> [Task]: Copy the material below verbatim from the line with "Emit a Python" to the line with "plt.rcParams['font.weight'] = 'bold'", both lines included, omitting pictures and every line outside that range.

> [Dataset extract]:
* START *

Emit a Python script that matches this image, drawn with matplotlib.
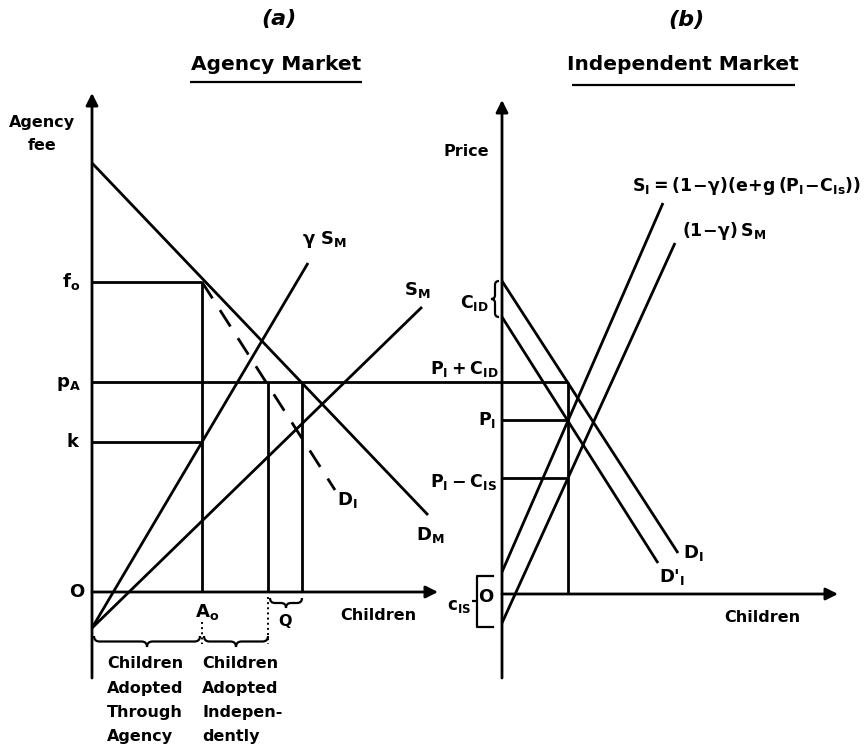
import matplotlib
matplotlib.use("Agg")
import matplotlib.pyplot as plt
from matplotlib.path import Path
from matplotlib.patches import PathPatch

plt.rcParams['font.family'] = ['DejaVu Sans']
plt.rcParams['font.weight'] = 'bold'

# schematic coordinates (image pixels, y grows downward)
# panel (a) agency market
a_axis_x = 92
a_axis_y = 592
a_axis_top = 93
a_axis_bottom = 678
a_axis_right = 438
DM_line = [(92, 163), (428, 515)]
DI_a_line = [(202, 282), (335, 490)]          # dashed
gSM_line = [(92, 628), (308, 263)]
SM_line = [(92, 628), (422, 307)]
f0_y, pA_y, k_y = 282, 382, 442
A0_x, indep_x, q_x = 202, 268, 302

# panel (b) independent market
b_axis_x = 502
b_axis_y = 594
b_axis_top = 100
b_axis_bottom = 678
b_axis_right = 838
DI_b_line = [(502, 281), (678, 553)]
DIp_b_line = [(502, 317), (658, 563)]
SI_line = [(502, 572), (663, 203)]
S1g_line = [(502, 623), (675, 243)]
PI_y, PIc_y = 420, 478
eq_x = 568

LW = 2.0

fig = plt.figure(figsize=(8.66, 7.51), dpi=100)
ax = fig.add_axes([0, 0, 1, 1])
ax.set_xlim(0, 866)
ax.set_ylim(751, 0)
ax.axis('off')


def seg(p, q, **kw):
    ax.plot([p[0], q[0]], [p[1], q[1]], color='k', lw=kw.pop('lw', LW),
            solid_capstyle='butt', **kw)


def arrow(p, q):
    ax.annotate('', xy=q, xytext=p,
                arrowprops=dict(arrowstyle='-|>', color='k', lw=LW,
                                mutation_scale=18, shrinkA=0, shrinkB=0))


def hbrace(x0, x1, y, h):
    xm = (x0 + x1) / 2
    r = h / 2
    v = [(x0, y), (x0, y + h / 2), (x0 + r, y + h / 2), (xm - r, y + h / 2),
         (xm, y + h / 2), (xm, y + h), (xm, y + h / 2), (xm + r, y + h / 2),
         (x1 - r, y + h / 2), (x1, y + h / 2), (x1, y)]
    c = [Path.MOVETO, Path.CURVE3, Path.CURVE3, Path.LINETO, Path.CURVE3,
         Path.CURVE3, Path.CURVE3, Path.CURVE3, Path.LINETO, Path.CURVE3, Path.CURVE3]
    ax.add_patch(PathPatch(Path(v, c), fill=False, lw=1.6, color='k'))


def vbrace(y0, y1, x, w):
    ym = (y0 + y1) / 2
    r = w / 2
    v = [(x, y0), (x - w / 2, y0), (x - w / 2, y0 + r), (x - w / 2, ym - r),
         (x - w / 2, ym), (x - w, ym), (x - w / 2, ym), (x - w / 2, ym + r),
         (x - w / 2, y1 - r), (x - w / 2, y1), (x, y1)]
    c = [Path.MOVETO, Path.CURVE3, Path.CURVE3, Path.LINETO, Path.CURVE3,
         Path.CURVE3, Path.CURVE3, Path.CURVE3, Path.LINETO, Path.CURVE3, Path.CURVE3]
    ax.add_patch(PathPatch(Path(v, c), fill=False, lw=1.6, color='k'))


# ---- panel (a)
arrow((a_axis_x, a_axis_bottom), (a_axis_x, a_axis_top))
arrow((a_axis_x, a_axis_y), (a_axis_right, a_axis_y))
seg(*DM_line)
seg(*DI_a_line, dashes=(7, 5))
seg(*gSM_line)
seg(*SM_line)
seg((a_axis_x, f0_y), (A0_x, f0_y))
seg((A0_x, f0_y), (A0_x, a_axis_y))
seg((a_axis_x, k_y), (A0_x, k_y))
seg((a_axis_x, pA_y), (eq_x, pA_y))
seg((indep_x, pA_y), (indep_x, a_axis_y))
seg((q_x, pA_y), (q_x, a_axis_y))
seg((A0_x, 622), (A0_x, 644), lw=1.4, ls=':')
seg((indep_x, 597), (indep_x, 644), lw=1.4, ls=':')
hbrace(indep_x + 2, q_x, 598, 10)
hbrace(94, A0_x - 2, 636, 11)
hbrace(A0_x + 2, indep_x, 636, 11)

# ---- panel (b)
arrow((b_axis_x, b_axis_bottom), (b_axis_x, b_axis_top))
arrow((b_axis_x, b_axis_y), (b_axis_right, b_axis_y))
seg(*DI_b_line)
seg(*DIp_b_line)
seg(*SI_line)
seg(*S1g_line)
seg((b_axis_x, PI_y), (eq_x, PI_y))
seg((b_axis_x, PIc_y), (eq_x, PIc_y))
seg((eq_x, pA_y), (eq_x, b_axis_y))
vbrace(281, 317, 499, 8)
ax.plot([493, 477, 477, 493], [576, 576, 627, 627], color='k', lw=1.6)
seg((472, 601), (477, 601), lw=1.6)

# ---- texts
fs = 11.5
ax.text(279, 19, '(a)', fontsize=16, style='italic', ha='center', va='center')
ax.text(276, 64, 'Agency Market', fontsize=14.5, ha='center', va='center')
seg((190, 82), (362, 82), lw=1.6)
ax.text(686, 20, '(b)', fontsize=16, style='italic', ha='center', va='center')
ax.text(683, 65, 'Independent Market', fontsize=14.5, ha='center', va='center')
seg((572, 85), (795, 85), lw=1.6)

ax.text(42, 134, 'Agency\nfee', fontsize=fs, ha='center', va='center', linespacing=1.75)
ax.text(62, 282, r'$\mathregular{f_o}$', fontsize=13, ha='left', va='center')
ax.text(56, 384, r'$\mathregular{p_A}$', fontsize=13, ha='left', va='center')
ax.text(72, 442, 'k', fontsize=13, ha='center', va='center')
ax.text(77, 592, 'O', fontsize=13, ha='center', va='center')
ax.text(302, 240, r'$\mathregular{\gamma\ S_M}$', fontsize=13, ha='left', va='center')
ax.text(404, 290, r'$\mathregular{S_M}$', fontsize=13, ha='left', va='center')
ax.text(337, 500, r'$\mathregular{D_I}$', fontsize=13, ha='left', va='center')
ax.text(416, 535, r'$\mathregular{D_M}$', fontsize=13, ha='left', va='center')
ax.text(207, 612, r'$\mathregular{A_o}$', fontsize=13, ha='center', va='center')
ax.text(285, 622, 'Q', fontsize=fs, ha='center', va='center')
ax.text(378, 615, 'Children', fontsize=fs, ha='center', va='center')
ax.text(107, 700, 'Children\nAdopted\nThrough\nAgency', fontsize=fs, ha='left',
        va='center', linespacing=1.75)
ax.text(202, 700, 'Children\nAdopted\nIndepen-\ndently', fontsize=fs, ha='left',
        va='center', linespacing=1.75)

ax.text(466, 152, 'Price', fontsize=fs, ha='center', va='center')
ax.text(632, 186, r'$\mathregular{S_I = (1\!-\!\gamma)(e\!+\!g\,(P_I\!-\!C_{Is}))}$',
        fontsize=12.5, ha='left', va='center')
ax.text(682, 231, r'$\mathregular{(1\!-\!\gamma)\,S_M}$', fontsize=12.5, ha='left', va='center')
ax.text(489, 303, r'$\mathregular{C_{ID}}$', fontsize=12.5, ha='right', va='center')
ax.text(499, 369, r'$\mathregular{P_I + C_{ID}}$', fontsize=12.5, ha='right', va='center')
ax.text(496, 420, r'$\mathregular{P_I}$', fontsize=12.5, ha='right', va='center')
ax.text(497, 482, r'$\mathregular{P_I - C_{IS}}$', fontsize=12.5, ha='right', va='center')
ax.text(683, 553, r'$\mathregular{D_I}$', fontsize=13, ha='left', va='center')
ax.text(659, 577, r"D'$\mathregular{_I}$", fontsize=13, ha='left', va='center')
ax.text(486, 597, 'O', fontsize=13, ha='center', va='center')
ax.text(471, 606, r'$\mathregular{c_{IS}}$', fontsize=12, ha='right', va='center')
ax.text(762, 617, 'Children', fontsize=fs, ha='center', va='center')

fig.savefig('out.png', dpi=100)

* END *
* START *

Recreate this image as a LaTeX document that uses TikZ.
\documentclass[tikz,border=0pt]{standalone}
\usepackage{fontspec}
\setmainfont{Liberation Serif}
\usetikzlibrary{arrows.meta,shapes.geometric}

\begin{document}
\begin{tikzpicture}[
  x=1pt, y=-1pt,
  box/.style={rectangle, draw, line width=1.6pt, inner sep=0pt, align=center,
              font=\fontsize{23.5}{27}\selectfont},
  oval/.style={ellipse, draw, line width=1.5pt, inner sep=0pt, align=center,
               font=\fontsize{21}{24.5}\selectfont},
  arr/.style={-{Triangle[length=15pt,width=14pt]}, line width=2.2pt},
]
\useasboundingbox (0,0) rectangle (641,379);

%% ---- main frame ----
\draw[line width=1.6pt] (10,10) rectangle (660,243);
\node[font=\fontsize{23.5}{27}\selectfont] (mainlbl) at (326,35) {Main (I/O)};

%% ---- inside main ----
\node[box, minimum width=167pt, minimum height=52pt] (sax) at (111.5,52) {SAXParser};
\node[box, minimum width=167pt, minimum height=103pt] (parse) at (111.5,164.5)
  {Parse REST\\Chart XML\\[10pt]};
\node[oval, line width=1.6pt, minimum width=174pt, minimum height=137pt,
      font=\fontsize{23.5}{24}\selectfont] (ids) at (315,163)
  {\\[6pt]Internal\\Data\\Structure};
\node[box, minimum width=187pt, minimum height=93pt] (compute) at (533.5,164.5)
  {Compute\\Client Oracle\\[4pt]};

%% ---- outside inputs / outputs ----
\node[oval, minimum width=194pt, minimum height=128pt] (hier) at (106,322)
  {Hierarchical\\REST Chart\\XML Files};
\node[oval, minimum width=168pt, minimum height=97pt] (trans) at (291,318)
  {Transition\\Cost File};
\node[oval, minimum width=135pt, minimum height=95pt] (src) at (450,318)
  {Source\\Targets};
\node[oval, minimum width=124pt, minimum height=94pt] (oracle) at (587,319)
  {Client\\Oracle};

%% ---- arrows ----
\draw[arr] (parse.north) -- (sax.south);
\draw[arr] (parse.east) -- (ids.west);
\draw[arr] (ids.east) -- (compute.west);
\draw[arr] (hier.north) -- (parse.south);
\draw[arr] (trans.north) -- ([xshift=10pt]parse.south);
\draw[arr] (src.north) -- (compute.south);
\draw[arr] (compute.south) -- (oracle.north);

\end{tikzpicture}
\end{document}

* END *

> [Response below]:
Emit a Python script that matches this image, drawn with matplotlib.
import matplotlib
matplotlib.use("Agg")
import matplotlib.pyplot as plt
from matplotlib.path import Path
from matplotlib.patches import PathPatch

plt.rcParams['font.family'] = ['DejaVu Sans']
plt.rcParams['font.weight'] = 'bold'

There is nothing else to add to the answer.